Die Wirtschaftslobbyisten in Verbänden und Parteien, die mit dem Märchen vom „Fachkräftemangel“ aus egoistischem Profitinteresse in schönster Kampfgenossenschaft mit den Propagandisten der Sozialindustrie Druck machen für eine weitere Senkung der Zuwanderungshürden, muslimische Länder eingeschlossen, zäumen das Pferd daher von hinten auf: Bevor man darüber nachzudenken beginnt, wie erwünschte Einwanderer gewonnen werden könnten, muß zuerst einmal das Problem gelöst werden, nicht wünschbare, verdeckte und unkontrollierte Zuwanderung zu verhindern. Ein Haupteinfallstor dafür ist der großzügig gehandhabte Familiennachzug, mit dem seit Anfang der Siebziger die Gastarbeiterzuwanderung aus dem Ruder lief. Wer das Integrationsdesaster von der Wurzel her kurieren wollte, müßte konsequent die Praxis der Familienzusammenführung und Heiratsmigration massiv einschränken.
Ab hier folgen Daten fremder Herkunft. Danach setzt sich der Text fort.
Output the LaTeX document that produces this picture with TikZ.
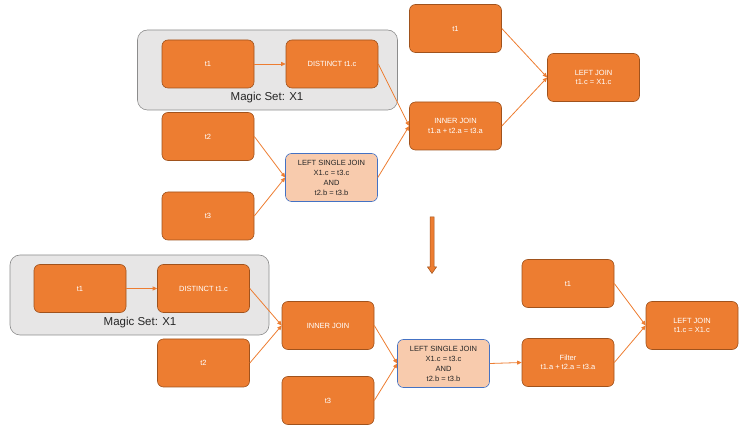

Da wiederum stellt sich die Souveränitätsfrage. Die Abgabe weitreichender Kompetenzen an EU-Instanzen schränkt die Freiheit der Staaten, Entscheidungen im nationalen Interesse zu treffen, erheblich ein. Gleichstellungsregeln für die Gewährung von Sozialleistungen und Richtlinien zur europaweiten Freizügigkeit und Niederlassungsfreiheit stehen notwendigen Korrekturen im Wege. Wer es ernst meint, muß sich also nicht nur mit der einheimischen, sondern auch mit der europäischen Einwanderungslobby anlegen. Das ist unangenehm und verursacht viel Gegenwind. Horst Seehofer ist beim ersten Lüftchen in die Knie gegangen, Frankreichs Sarkozy erwies sich im Umgang mit illegalen Zigeunern als etwas standfester.

Unmöglich ist eine einwanderungspolitische Wende nicht, wie das Beispiel Dänemarks unter dem Einfluß der Dänischen Volkspartei zeigt, die den Regierenden dauerhaft im Nacken sitzt. Ob auch bei uns aus der inzwischen wohlfeilen Einsicht, daß „Multikulti gescheitert“ ist, diesmal endlich der faktische Abschied von einer gescheiterten Politik folgt, hängt daher entscheidend davon ab, daß nach der Debatte auch die politische Landschaft umgekrempelt wird.